Most foreign-owned banks – which make up close to 80% of the total sector – have been deleveraging for the last two years to meet stricter lending requirements in their home country and reduce their exposure to the country’s anaemic business sector. This has led to vociferous complaints, especially from SMEs, regarding a lack of credit.

“For corporates it’s very hard,” says Tamas Bernath, head of financial services advisory at PwC in Budapest. “Foreign-owned banks in particular have practically frozen new lending, although the grey economy, particularly with SMEs, makes lending difficult.”

However, not all banks are equal, and OTP, Hungary’s largest bank, with relatively easy access to forint deposits, is intent on raising its market share in lending to all segments, Bencsik said.

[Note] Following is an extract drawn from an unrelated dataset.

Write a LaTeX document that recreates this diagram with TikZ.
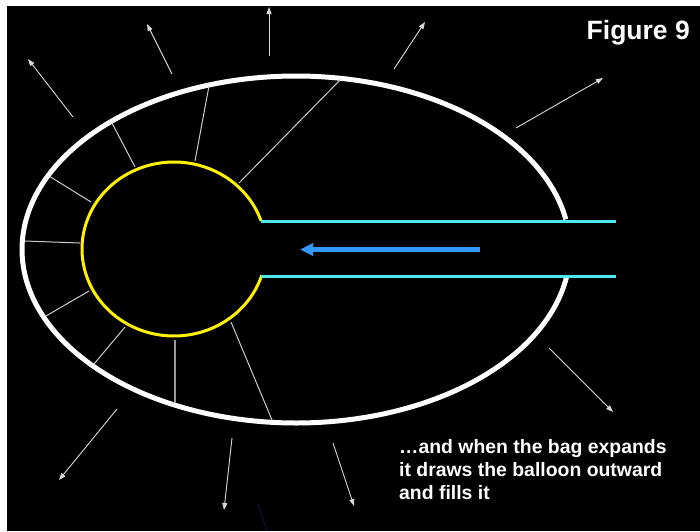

“Our market share of new loans has certainly increased. Last year it was around 30% of new mortgage loans, and in consumer loans, cash loans, our market share was up to 50%,” he told Emerging Markets.

OTP also increased its SME lending by 8% in 2011, when it held an 8.6% slice of the corporate market.

“Our market share in corporate lending is much smaller than in retail [for historical reasons]. So we are unable to substitute for the lending of the foreign owned banks in this sector,” he said.

This made it important to honour the cooperation agreement between the banking association and the government signed last year, he added.

“In order for the owners to decide to allocate more funding and capital to Hungary, they have to be able to trust the economic policies of the government. Without lending there is no economic growth,” Bencsik said.